### DATASET CONTENT
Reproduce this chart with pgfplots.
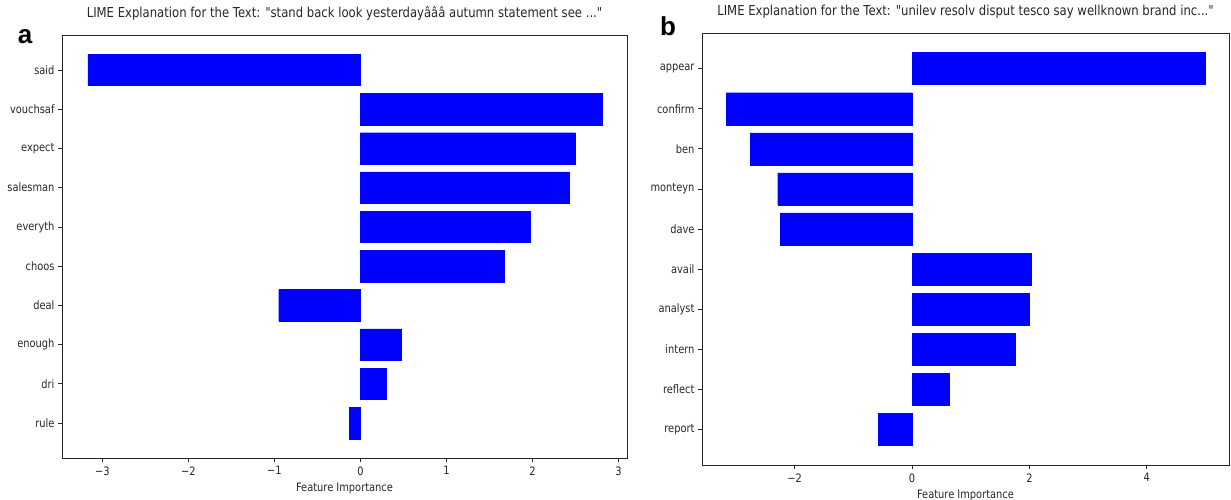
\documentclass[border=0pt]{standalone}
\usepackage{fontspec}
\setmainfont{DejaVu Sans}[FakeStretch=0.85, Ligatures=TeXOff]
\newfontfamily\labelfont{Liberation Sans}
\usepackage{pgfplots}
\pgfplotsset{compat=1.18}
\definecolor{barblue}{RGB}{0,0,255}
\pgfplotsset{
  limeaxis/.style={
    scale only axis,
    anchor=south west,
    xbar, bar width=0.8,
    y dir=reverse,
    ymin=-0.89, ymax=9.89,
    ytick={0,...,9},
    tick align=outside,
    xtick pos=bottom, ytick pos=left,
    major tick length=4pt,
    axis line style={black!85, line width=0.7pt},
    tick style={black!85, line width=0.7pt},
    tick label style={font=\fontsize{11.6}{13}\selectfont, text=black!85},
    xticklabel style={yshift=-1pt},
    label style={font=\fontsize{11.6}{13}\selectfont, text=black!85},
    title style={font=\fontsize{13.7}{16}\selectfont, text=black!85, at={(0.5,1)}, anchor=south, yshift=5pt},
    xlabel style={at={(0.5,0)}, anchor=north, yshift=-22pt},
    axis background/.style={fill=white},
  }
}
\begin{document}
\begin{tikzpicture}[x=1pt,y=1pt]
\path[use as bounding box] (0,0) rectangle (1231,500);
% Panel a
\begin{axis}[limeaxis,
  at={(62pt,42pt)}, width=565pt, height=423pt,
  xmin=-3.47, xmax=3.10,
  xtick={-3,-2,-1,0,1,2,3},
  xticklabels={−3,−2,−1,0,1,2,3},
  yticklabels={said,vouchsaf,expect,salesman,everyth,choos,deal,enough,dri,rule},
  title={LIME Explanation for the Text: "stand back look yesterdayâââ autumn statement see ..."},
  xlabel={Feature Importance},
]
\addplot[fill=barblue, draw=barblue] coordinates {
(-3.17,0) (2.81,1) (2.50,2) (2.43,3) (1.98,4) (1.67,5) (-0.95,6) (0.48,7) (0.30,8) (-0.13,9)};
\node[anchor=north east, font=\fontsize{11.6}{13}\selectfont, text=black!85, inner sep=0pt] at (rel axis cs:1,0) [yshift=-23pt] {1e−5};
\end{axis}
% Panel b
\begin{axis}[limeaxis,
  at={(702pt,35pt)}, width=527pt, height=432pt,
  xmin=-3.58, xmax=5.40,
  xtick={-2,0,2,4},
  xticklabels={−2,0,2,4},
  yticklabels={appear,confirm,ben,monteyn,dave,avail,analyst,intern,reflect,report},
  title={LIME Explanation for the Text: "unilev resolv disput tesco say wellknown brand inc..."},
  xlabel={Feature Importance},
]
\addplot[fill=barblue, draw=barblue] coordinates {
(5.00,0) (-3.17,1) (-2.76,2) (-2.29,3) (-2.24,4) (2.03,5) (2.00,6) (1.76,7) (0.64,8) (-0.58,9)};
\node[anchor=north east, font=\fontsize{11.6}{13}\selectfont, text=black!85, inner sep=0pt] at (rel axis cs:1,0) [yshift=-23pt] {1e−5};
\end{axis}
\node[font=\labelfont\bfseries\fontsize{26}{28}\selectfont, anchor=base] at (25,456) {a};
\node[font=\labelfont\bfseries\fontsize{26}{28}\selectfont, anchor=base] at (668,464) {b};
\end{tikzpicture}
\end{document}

### WHAT TO PRODUCE
Keep every word of the data as it is when you write it out, but drop the pictures.

### EXERCISE OUTPUT
Reproduce this chart with pgfplots.
\documentclass[border=0pt]{standalone}
\usepackage{fontspec}
\setmainfont{DejaVu Sans}[FakeStretch=0.85, Ligatures=TeXOff]
\newfontfamily\labelfont{Liberation Sans}
\usepackage{pgfplots}
\pgfplotsset{compat=1.18}
\definecolor{barblue}{RGB}{0,0,255}
\pgfplotsset{
  limeaxis/.style={
    scale only axis,
    anchor=south west,
    xbar, bar width=0.8,
    y dir=reverse,
    ymin=-0.89, ymax=9.89,
    ytick={0,...,9},
    tick align=outside,
    xtick pos=bottom, ytick pos=left,
    major tick length=4pt,
    axis line style={black!85, line width=0.7pt},
    tick style={black!85, line width=0.7pt},
    tick label style={font=\fontsize{11.6}{13}\selectfont, text=black!85},
    xticklabel style={yshift=-1pt},
    label style={font=\fontsize{11.6}{13}\selectfont, text=black!85},
    title style={font=\fontsize{13.7}{16}\selectfont, text=black!85, at={(0.5,1)}, anchor=south, yshift=5pt},
    xlabel style={at={(0.5,0)}, anchor=north, yshift=-22pt},
    axis background/.style={fill=white},
  }
}
\begin{document}
\begin{tikzpicture}[x=1pt,y=1pt]
\path[use as bounding box] (0,0) rectangle (1231,500);
% Panel a
\begin{axis}[limeaxis,
  at={(62pt,42pt)}, width=565pt, height=423pt,
  xmin=-3.47, xmax=3.10,
  xtick={-3,-2,-1,0,1,2,3},
  xticklabels={−3,−2,−1,0,1,2,3},
  yticklabels={said,vouchsaf,expect,salesman,everyth,choos,deal,enough,dri,rule},
  title={LIME Explanation for the Text: "stand back look yesterdayâââ autumn statement see ..."},
  xlabel={Feature Importance},
]
\addplot[fill=barblue, draw=barblue] coordinates {
(-3.17,0) (2.81,1) (2.50,2) (2.43,3) (1.98,4) (1.67,5) (-0.95,6) (0.48,7) (0.30,8) (-0.13,9)};
\node[anchor=north east, font=\fontsize{11.6}{13}\selectfont, text=black!85, inner sep=0pt] at (rel axis cs:1,0) [yshift=-23pt] {1e−5};
\end{axis}
% Panel b
\begin{axis}[limeaxis,
  at={(702pt,35pt)}, width=527pt, height=432pt,
  xmin=-3.58, xmax=5.40,
  xtick={-2,0,2,4},
  xticklabels={−2,0,2,4},
  yticklabels={appear,confirm,ben,monteyn,dave,avail,analyst,intern,reflect,report},
  title={LIME Explanation for the Text: "unilev resolv disput tesco say wellknown brand inc..."},
  xlabel={Feature Importance},
]
\addplot[fill=barblue, draw=barblue] coordinates {
(5.00,0) (-3.17,1) (-2.76,2) (-2.29,3) (-2.24,4) (2.03,5) (2.00,6) (1.76,7) (0.64,8) (-0.58,9)};
\node[anchor=north east, font=\fontsize{11.6}{13}\selectfont, text=black!85, inner sep=0pt] at (rel axis cs:1,0) [yshift=-23pt] {1e−5};
\end{axis}
\node[font=\labelfont\bfseries\fontsize{26}{28}\selectfont, anchor=base] at (25,456) {a};
\node[font=\labelfont\bfseries\fontsize{26}{28}\selectfont, anchor=base] at (668,464) {b};
\end{tikzpicture}
\end{document}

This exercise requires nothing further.